Ci troviamo oltre il panottico, con la visibilità come fonte di potere e di controllo. Ormai non si tratta più di far sì che le cose risultino visibili ad un occhio esterno, ma di renderle trasparenti a se stesse, di cancellare cioè le tracce del controllo e di rendere invisibile anche l’operatore. La capacità di controllo si interiorizza e gli uomini non sono più vittime delle immagini: si trasformano inesorabilmente essi stessi in immagini (non esistono ormai più che in due dimensioni, o in una sola dimensione superficiale). Questo significa che sono leggibili in qualsiasi istante, sovraesposti alle luci dell’informazione, e sollecitati ovunque a mettersi in mostra, a esprimersi. È l’espressione di se stessi come forma ultima di confessione di cui parlava Foucault.
Farsi immagine è esporre tutta la propria vita quotidiana, tutte le sue disgrazie, tutti i suoi desideri, tutte le sue possibilità. È non mantenere nessun segreto. Parlare, parlare, comunicare instancabilmente. Questa è la violenza più profonda dell’immagine. È una violenza che va in profondità, all’essere particolare, al suo segreto. Al tempo stesso è una violenza contro il linguaggio che, a partire da questo momento, perde anch’esso la propria originalità; non è nient’altro che un operatore di visibilità, nient’altro che un medium, perde la sua dimensione ironica di gioco e distanza, la sua dimensione simbolica autonoma: quella in cui il linguaggio è più importante di ciò che dice.
Anche l’immagine è più importante di quello che dice: è ciò che si dimentica, ed è anche, oltre che della violenza dell’immagine, la fonte della violenza contro l’immagine.

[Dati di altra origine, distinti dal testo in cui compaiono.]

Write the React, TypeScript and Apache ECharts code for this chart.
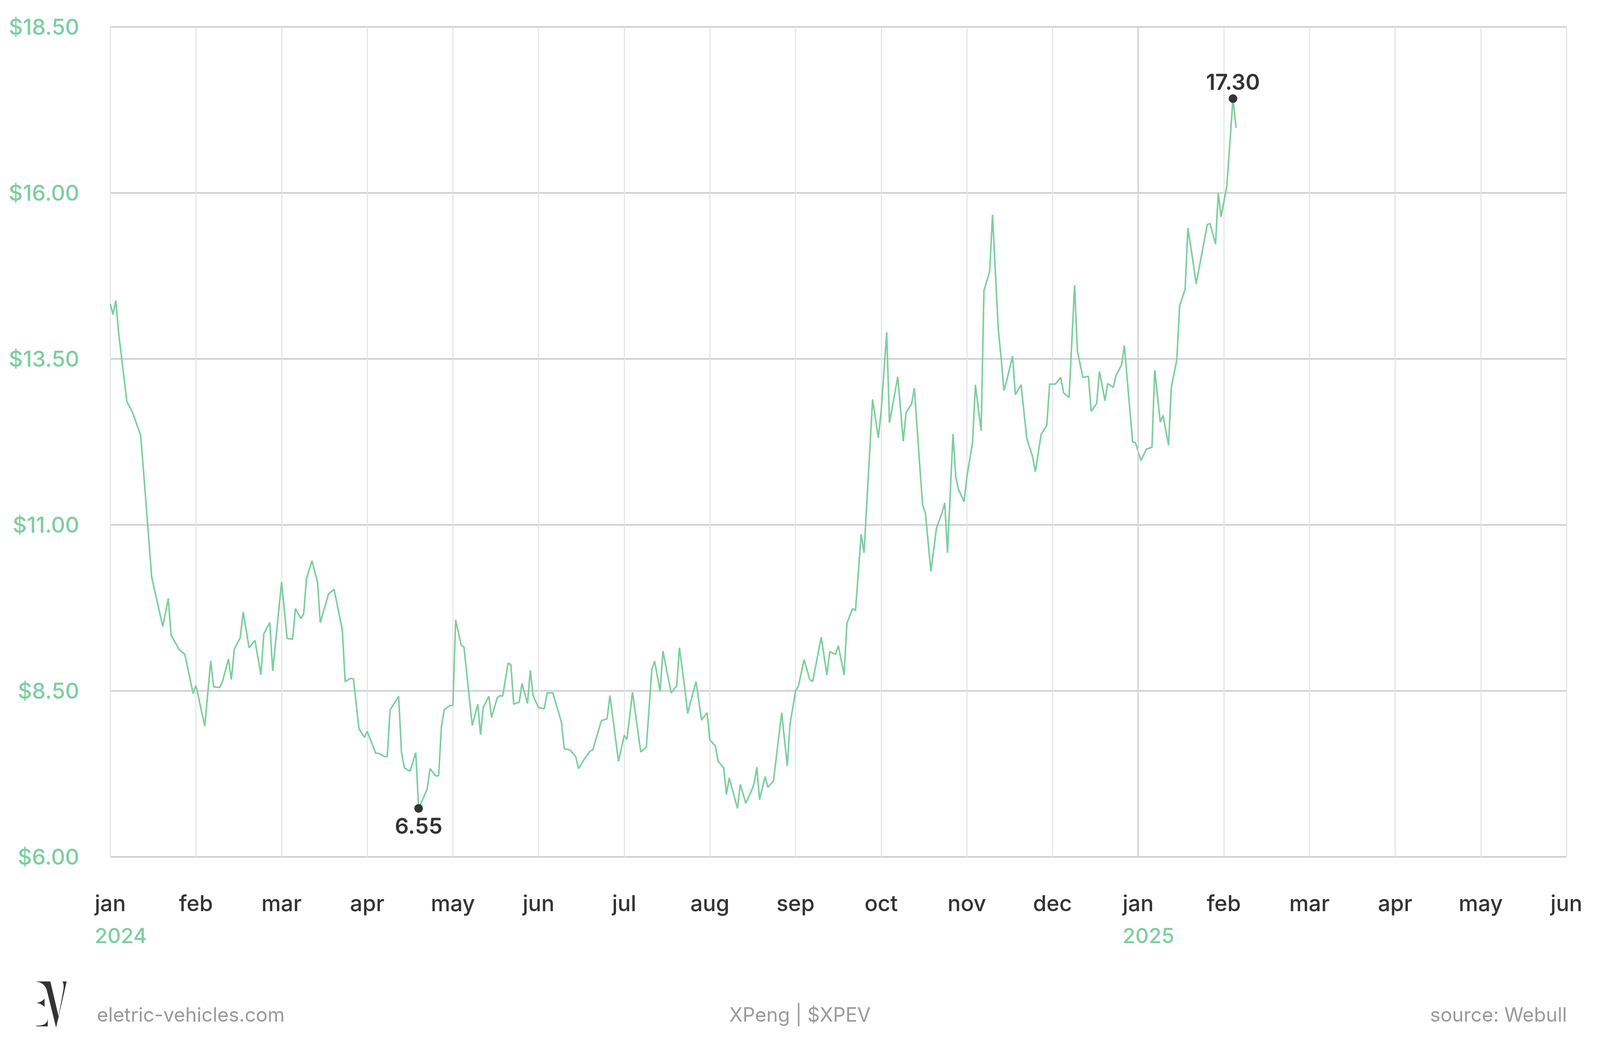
import { useEffect, useRef } from "react";
import * as echarts from "echarts";

// XPEV daily closes, [day of month, close]
const jan24 = [[1, 14.33], [2, 14.17], [3, 14.38], [4, 13.9], [7, 12.86], [9, 12.7], [12, 12.35], [13, 11.83], [16, 10.21], [20, 9.47], [22, 9.89], [23, 9.34], [26, 9.12], [28, 9.05], [31, 8.46]];
const feb24 = [[1, 8.58], [4, 7.97], [6, 8.95], [7, 8.56], [9, 8.55], [10, 8.64], [12, 8.98], [13, 8.67], [14, 9.13], [16, 9.3], [17, 9.69], [19, 9.15], [21, 9.26], [23, 8.74], [24, 9.36], [26, 9.53], [27, 8.8]];
const mar24 = [[1, 10.14], [3, 9.29], [5, 9.28], [6, 9.74], [8, 9.59], [9, 9.66], [10, 10.19], [12, 10.46], [14, 10.14], [15, 9.53], [18, 9.96], [20, 10.03], [23, 9.41], [24, 8.64], [26, 8.69], [27, 8.68], [29, 7.93], [31, 7.8]];
const apr24 = [[1, 7.89], [4, 7.56], [5, 7.56], [7, 7.51], [8, 7.51], [9, 8.21], [12, 8.42], [13, 7.57], [14, 7.34], [16, 7.29], [18, 7.57], [19, 6.73], [22, 7.02], [23, 7.33], [25, 7.22], [26, 7.22], [27, 7.97], [28, 8.22], [30, 8.28]];
const may24 = [[1, 8.28], [2, 9.57], [4, 9.19], [5, 9.16], [8, 7.98], [10, 8.3], [11, 7.84], [12, 8.25], [14, 8.42], [15, 8.1], [17, 8.39], [18, 8.43], [19, 8.42], [21, 8.92], [22, 8.89], [23, 8.3], [25, 8.33], [26, 8.61], [28, 8.31], [29, 8.81], [30, 8.43]];
const jun24 = [[1, 8.25], [3, 8.23], [4, 8.47], [6, 8.47], [9, 8.03], [10, 7.63], [12, 7.61], [14, 7.51], [15, 7.33], [17, 7.47], [19, 7.59], [20, 7.61], [23, 8.05], [25, 8.08], [26, 8.43], [29, 7.44]];
const jul24 = [[1, 7.83], [2, 7.77], [4, 8.48], [7, 7.58], [9, 7.65], [11, 8.82], [12, 8.95], [14, 8.49], [15, 9.1], [18, 8.47], [20, 8.58], [21, 9.15], [23, 8.51], [24, 8.16], [25, 8.33], [27, 8.64], [29, 8.06], [31, 8.17]];
const aug24 = [[1, 7.76], [3, 7.67], [4, 7.44], [6, 7.34], [7, 6.94], [8, 7.19], [11, 6.73], [12, 7.09], [14, 6.81], [16, 6.99], [17, 7.1], [18, 7.35], [19, 6.86], [21, 7.21], [22, 7.05], [24, 7.14], [27, 8.17], [29, 7.37], [30, 8.0], [31, 8.24]];
const sep24 = [[1, 8.5], [2, 8.57], [4, 8.97], [6, 8.67], [7, 8.64], [10, 9.31], [12, 8.74], [13, 9.09], [15, 9.05], [16, 9.18], [18, 8.74], [19, 9.52], [21, 9.74], [22, 9.71], [24, 10.86], [25, 10.58], [28, 12.89], [30, 12.31]];
const oct24 = [[1, 12.72], [3, 13.9], [4, 12.54], [7, 13.23], [9, 12.26], [10, 12.69], [12, 12.82], [13, 13.06], [15, 11.87], [16, 11.3], [17, 11.18], [19, 10.3], [21, 10.95], [23, 11.18], [24, 11.33], [25, 10.58], [27, 12.37], [28, 11.72], [29, 11.53], [31, 11.35]];
const nov24 = [[1, 11.72], [3, 12.24], [4, 13.11], [6, 12.42], [7, 14.53], [9, 14.82], [10, 15.67], [12, 13.95], [13, 13.52], [14, 13.02], [15, 13.18], [17, 13.54], [18, 12.96], [20, 13.11], [22, 12.3], [24, 12.03], [25, 11.8], [27, 12.36], [29, 12.5], [30, 13.12]];
const dec24 = [[2, 13.12], [4, 13.22], [5, 12.99], [7, 12.92], [9, 14.61], [10, 13.62], [12, 13.22], [14, 13.24], [15, 12.71], [17, 12.83], [18, 13.31], [20, 12.87], [21, 13.13], [23, 13.07], [24, 13.25], [26, 13.41], [27, 13.7], [30, 12.25], [31, 12.24]];
const jan25 = [[2, 11.97], [4, 12.14], [6, 12.17], [7, 13.33], [9, 12.55], [10, 12.65], [12, 12.2], [13, 13.07], [15, 13.49], [16, 14.3], [18, 14.55], [19, 15.47], [21, 14.93], [22, 14.63], [26, 15.52], [27, 15.54], [29, 15.23], [30, 16.0], [31, 15.64]];
const feb25 = [[2, 16.11], [4, 17.42], [5, 16.98]];

const closesByMonth = [jan24, feb24, mar24, apr24, may24, jun24, jul24, aug24, sep24, oct24, nov24, dec24, jan25, feb25];

const monthTicks = ["jan", "feb", "mar", "apr", "may", "jun", "jul", "aug", "sep", "oct", "nov", "dec", "jan", "feb", "mar", "apr", "may", "jun"];
const yearTicks: Record<number, string> = { 0: "2024", 12: "2025" };

const priceTicks = [6, 8.5, 11, 13.5, 16, 18.5];

// annotated extremes: [month index, day, label]
const lowMark: [number, number, string] = [3, 19, "6.55"];
const highMark: [number, number, string] = [13, 4, "17.30"];

const GREEN = "#7dcea0";
const DARK = "#333333";
const GREY = "#9a9a9a";
const FONT = "Inter";

// layout is designed on a 6196 x 2709 canvas and scaled to the real container
const BASE_W = 6196;
const BASE_H = 2709;

const LOGO =
  "M0 0L165 0L262 272L232 355L125 70C112 35 70 4 0 2Z" +
  "M305 0L355 0L232 355L250 305L318 60C322 30 318 10 305 0Z" +
  "M0 165C40 163 80 150 98 130L98 198C80 180 40 167 0 165Z" +
  "M0 340L0 345L135 345L135 285C128 325 90 340 0 340Z";

let logoRegistered = false;

const daysIn = (m: number) => new Date(2024, m + 1, 0).getDate();
const monthPos = (m: number, d: number) => m + (d - 1) / daysIn(m);

export default function App() {
  const ref = useRef<HTMLDivElement>(null);

  useEffect(() => {
    document.body.style.margin = "0";
    if (!ref.current) return;
    if (!logoRegistered) {
      echarts.graphic.registerShape("evLogo", echarts.graphic.extendPath(LOGO, {}));
      logoRegistered = true;
    }
    const W = ref.current.clientWidth || BASE_W;
    const H = ref.current.clientHeight || BASE_H;
    const sx = W / BASE_W;
    const sy = H / BASE_H;
    const f = (sx + sy) / 2;
    const X = (v: number) => v * sx;
    const Y = (v: number) => v * sy;
    const F = (v: number) => Math.round(v * f);

    const chart = echarts.init(ref.current, null, { renderer: "svg" });

    const points = closesByMonth.flatMap((arr, m) =>
      arr.map(([d, v]) => [monthPos(m, d), v])
    );

    const markAt = ([m, d, label]: [number, number, string], pos: string) => {
      const v = closesByMonth[m].find((p) => p[0] === d)![1];
      return {
        coord: [monthPos(m, d), v],
        value: label,
        label: { position: pos, distance: pos === "top" ? 4 : 6 },
      };
    };

    const monthFs = F(68);
    const yearFs = F(64);
    const lh = Y(83);
    const labelMargin = Y(2333) - Y(2194) - lh / 2 - 0.35 * monthFs;

    chart.setOption({
      animation: false,
      backgroundColor: "#ffffff",
      grid: { left: X(427), right: X(130), top: Y(69), bottom: Y(515), containLabel: false },
      xAxis: {
        type: "value",
        min: 0,
        max: monthTicks.length - 1,
        interval: 1,
        axisLine: { show: false },
        axisTick: { show: false },
        splitLine: { show: true, lineStyle: { color: "#e6e6e6", width: 3 } },
        axisLabel: {
          margin: labelMargin,
          align: "center",
          verticalAlign: "top",
          showMinLabel: true,
          showMaxLabel: true,
          hideOverlap: false,
          formatter: (v: number) => {
            const i = Math.round(v);
            const y = yearTicks[i];
            return y ? `{m|${monthTicks[i]}}\n{y|${y}}` : `{m|${monthTicks[i]}}`;
          },
          rich: {
            m: { fontFamily: FONT, fontSize: monthFs, fontWeight: 500, color: DARK, lineHeight: lh },
            y: { fontFamily: FONT, fontSize: yearFs, fontWeight: 500, color: GREEN, lineHeight: lh, width: 1, align: "left" },
          },
        },
      },
      yAxis: {
        type: "value",
        min: priceTicks[0],
        max: priceTicks[priceTicks.length - 1],
        interval: priceTicks[1] - priceTicks[0],
        axisLine: { show: false },
        axisTick: { show: false },
        splitLine: { show: true, lineStyle: { color: "#d0d0d0", width: 4 } },
        axisLabel: {
          margin: X(120),
          fontFamily: FONT,
          fontSize: F(68),
          fontWeight: 500,
          color: GREEN,
          formatter: (v: number) => "$" + v.toFixed(2),
        },
      },
      series: [
        {
          type: "line",
          data: points,
          showSymbol: false,
          symbol: "none",
          lineStyle: { color: GREEN, width: 4 },
          itemStyle: { color: GREEN },
          z: 3,
          markLine: {
            silent: true,
            symbol: ["none", "none"],
            label: { show: false },
            lineStyle: { color: "#cfcfcf", width: 3, type: "solid" },
            data: [{ xAxis: 12 }],
          },
          markPoint: {
            silent: true,
            symbol: "circle",
            symbolSize: F(27),
            itemStyle: { color: DARK },
            label: {
              show: true,
              fontFamily: FONT,
              fontSize: F(68),
              fontWeight: 600,
              color: DARK,
              formatter: (p: any) => p.value,
            },
            data: [markAt(lowMark, "bottom"), markAt(highMark, "top")],
          },
        },
      ],
      graphic: [
        { type: "evLogo", x: X(140), y: Y(2513), scaleX: sx / 3, scaleY: sy / 3, style: { fill: DARK } },
        {
          type: "text",
          x: X(375),
          y: Y(2598),
          style: { text: "eletric-vehicles.com", fontFamily: FONT, fontSize: F(60), fill: GREY, align: "left", verticalAlign: "middle" },
        },
        {
          type: "text",
          x: X(3098),
          y: Y(2598),
          style: { text: "XPeng | $XPEV", fontFamily: FONT, fontSize: F(60), fill: GREY, align: "center", verticalAlign: "middle" },
        },
        {
          type: "text",
          x: X(6068),
          y: Y(2598),
          style: { text: "source: Webull", fontFamily: FONT, fontSize: F(60), fill: GREY, align: "right", verticalAlign: "middle" },
        },
      ],
    });

    return () => chart.dispose();
  }, []);

  return <div ref={ref} style={{ width: "100vw", height: "100vh" }} />;
}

Tutto quello che si vede nell’operazione Grande Fratello è una realtà virtuale, un’immagine di sintesi della realtà, una trasposizione dell’every day life, già trattata a sua volta secondo i modelli dominanti. Si tratta di voyuerismo pornografico? No, quello che la gente davvero brama non è sesso, ma spettacolo della banalità, che è il vero porno di oggi, la vera oscenità - quella della piattezza, dell’insignificanza e della nullità, una specie di parodia del suo estremo opposto: il Teatro della crudeltà di Antonin Artaud. Ma può darsi che ci sia in questo una forma di crudeltà, almeno virtuale: dal momento in cui la televisione è sempre più incapace di offrire un’immagine degli eventi del mondo, finisce per disvelare la vita quotidiana, la banalità esistenziale come l’evento più mortifero, come l’attualità più violenta, come il luogo stesso del Crimine Perfetto. Che poi è quello che in effetti lei è. E la gente resta affascinata, terrorizzata e affascinata dall’indifferenza del Niente-da-vedere, del Niente-da-dire, dall’indifferenza dello Stesso, dalla propria stessa esistenza.
Non si tratta più di una metafisica del crimine e del sesso. È una patafisica del crimine perfetto: assunzione della banalità come destino, come il nuovo volto della fatalità. Contro-transfert illustrato dal fatto che tutti sono diventati Grande Fratello. Perfusione del Super-io nella massa. Non solo gli spettatori: tutti sono presi nella spirale della Grande Gidouille (il ventre di Ubu). La contemplazione del Crimine Perfetto, di questa perpetrazione della banalità, è diventata una autentica disciplina olimpica, o l’ultima metamorfosi degli sport estremi. In fondo, tutto questo corrisponde al diritto (e al desiderio) imprescrittibile di non essere Nulla e di essere guardati in quanto tali. Ci sono due maniere di scomparire: o si esige di non essere visti (è la problematica attuale del diritto all’immagine), o si cade nell’esibizionismo delirante della propria nullità. Ci si fa nulla con il fine di essere visti e guardati come nulla - estrema protezione contro la necessità di esistere e l’obbligo di essere se stessi. Da qui l’esigenza contraddittoria e simultanea di non esser visti e di essere perpetuamente visibili. Tutti giocano su due tavoli allo stesso tempo e non c’è nessuna etica né legislazione che possa porre fine a questo dilemma, quello che comportano il diritto incondizionato di vedere ed il diritto, altrettanto categorico, di non esser visti. La massima informazione possibile fa parte dei diritti dell’uomo e, pertanto, lo è anche la visibilità forzata, la sovraesposizione alle luci dell’informazione.
La cosa peggiore in questo gioco televisivo "interattivo" è la partecipazione forzata, questa complicità automatica dello spettatore che va intesa come un autentico ricatto. Questo è l’obiettivo più chiaro dell’operazione: il servilismo, la sottomissione volontaria delle vittime che godono del male che gli si infligge, della vergogna che gli si impone. Tutta la società condivide questo meccanismo fondamentale: la abiezione interattiva, consensuale.